Think of skills as one of three facets that make up a competency: the other two are knowledge and abilities. To succeed on the job, employees need to demonstrate the right mix of skills, knowledge, and on-the-job ability. A well-defined, multilevel competency defines each of these elements in terms that allow managers and HR professionals to observe and recognize them through qualifying materials such as resumes, tests, and interviews, and through on-the-job performance in the workplace.
The competency advantage
While skills are an essential part of any job profile, they’re not robust or nuanced enough to guide your talent-management activities. To manage the talent lifecycle, you need a system that’s consistent, structured, progressive, and unifying. Well-defined, multi-level competencies are designed to provide a strong but flexible foundation that links every HR activity.
Consistency. Skill definitions—particularly for technical skills—are often pulled from a variety of sources, and as a result, they lack consistency. A competency dictionary defines these types of skills in consistent terms so that employees can see how their skills, knowledge, and abilities align with their own position as well as others in the organization. View some examples of competency dictionaries.
Structure. Competencies bring structure to HR activities that conventional skill definitions can’t match. Competencies were designed to fit into an architecture that spans the entire organization and lends structure to different departments, teams, and other business units.
Progression. Unlike skill definitions, multi-level competencies define a specific skill at different levels of expertise and proficiency. Defining each of these proficiency levels is an invaluable tool for helping employees understand and take control of their career progression.
Coordination. A subset of competencies, called “core competencies,” is designed to articulate the key values and capabilities that form the organization’s competitive advantage in the marketplace.
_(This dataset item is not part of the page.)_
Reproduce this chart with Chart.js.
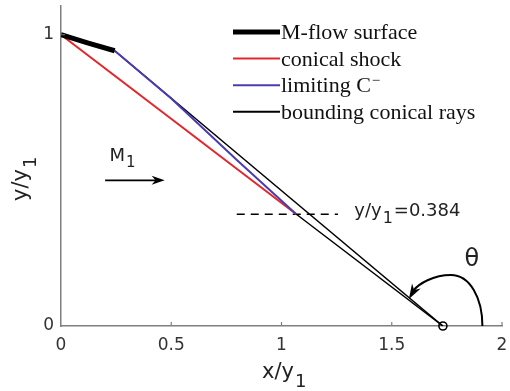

Core competencies are shared by every employee in the company—from entry level to CEO—and bring greater unity, purpose, and coordination to the organization.
Using competencies to manage talent
Because competencies are more detailed than skills, and because they have an internal and relational logic, using them as a foundation for talent management requires greater rigor and care. In previous decades, the additional work involved in using competencies to define job success made many organizations hesitate to adopt them. But in the past few years, the process of building and deploying overall competency architecture to support the organization has been revolutionized by software solutions.
Replacing spreadsheets and paper-based processes with software enables organizations to create, deploy, and maintain sophisticated competency architecture more quickly and easily. This type of platform also simplifies and automates key competency-based activities such as interviewing, managing performance, and developing talent. As a result, HR professionals no longer need to forego the benefits of a competency-based approach because they lack the resources to set up and manage it efficiently.